They could have started using CR1 instead of introducing CR4, that to me is the mystery. A likely answer is that some software may have been relying on CR1 faulting, though that’s kind of weird.
AMD could have used CR5 instead of CR8 too. Both could (and probably should have) used an MSR for those bits. Numbers are just numbers. I really don't think there's need for much speculation here.
I’m not sure why I have to defend my curiosity, but the engineering decision to add CR4, instead of using the existing CR1 which was literally all bits “reserved for future use”, is just interesting to me. Especially because MSRs were also an option. There must have been a reason, however minutious, leading to that, and I’d like to know.
Though it’s mostly just a corollary to the existence of the completely reserved CR1 itself, which was added in the 386 at the same time as CR2 and CR3 (so I don’t think compatibility concerns apply). CR1 is entirely a forbidden zone between the well-defined CR0 and CR2. At the time, we thought that maybe CR1 was supposed to be the next register new control bits would be added into once the adjacent CR0 is full, but then Intel introduced CR4 for that instead, and made the whole CR1 gap more mysterious.
That Intel decided to skip CR1 entirely speaks of a story. Before I knew of the plans of having an on chip cache, this story was a giant mystery. Now that I know of the possibility that it might have been related to the late-scrapped plans of having an on-chip cache on the 386, I think that’s a pretty interesting potential reason already, but I’m not yet satisfied unless confirmed.

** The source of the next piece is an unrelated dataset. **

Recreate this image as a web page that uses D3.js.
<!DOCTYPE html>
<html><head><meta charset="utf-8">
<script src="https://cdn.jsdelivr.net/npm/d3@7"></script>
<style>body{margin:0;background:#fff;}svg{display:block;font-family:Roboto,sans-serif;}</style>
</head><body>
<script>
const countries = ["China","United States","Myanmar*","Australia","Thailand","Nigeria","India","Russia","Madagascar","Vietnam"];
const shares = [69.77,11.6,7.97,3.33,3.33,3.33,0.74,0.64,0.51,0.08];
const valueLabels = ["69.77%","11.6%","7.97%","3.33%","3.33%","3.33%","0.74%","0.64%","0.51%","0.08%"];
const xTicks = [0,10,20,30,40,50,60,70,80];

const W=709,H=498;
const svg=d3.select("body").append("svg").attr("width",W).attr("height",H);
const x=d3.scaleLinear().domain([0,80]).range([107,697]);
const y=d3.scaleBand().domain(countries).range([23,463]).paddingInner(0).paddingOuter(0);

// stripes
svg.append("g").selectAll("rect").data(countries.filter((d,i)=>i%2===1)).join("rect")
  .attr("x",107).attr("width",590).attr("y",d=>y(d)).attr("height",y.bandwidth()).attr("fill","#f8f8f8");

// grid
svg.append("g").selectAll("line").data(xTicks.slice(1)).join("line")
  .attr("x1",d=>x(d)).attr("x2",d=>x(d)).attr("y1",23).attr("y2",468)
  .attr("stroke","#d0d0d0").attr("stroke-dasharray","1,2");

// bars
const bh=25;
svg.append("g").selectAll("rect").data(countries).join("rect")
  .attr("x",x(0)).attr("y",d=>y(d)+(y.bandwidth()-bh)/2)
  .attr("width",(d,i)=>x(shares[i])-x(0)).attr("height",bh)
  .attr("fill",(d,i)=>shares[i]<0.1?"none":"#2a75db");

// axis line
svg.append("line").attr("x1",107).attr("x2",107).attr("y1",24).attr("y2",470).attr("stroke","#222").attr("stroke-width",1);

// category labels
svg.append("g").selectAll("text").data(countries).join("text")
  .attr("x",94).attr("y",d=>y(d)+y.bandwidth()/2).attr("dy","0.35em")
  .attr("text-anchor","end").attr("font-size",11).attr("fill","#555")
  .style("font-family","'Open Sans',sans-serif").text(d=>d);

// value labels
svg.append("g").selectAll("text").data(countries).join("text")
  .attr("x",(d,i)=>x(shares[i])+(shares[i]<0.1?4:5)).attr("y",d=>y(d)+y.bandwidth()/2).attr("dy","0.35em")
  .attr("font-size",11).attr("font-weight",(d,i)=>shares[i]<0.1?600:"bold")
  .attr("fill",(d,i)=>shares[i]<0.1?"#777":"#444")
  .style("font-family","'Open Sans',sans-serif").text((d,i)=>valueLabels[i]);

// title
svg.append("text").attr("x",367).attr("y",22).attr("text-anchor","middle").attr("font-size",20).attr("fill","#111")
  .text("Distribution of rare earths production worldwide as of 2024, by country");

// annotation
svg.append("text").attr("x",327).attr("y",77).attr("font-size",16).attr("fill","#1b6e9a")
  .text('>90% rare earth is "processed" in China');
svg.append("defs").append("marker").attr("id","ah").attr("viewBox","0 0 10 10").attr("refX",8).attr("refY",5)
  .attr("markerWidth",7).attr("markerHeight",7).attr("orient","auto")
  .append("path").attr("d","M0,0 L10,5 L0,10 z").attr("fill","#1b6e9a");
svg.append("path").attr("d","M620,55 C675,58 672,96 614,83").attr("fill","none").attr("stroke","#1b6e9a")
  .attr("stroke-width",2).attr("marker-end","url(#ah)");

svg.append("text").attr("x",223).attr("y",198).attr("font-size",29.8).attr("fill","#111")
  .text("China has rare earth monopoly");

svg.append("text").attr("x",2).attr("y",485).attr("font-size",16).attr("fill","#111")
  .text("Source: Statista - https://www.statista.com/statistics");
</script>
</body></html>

But if CR1 actually exists in the 386 in some form other than the encoding, then that's massive news.
I always assumed CR8 was used because (a) it prevents access outside 64-bit mode, and (b) being the creators of 64-bit mode, there's a guarantee Intel has no plans of using such a register for something else.
To be clear, sure, that's surely the case. The REX encoding added an extra bit to the register field used by the movcr instructions, giving you 16. So... might as well.
Nonetheless the "official" means for adding state to an x86 is an MSR. And in particular there's no good reason for putting this in legacy spaces like CRs: CR8 is an interrupt control register, unrelated to the MMU control in CR0/2/3.
(In fact the proof of this is that within the decade, x86 interrupt handling needed to evolve in the direction of MSI's and x2apic, something that even the newly-expanded CR registers were completely inadequate to do. So we do that stuff in MSRs too.)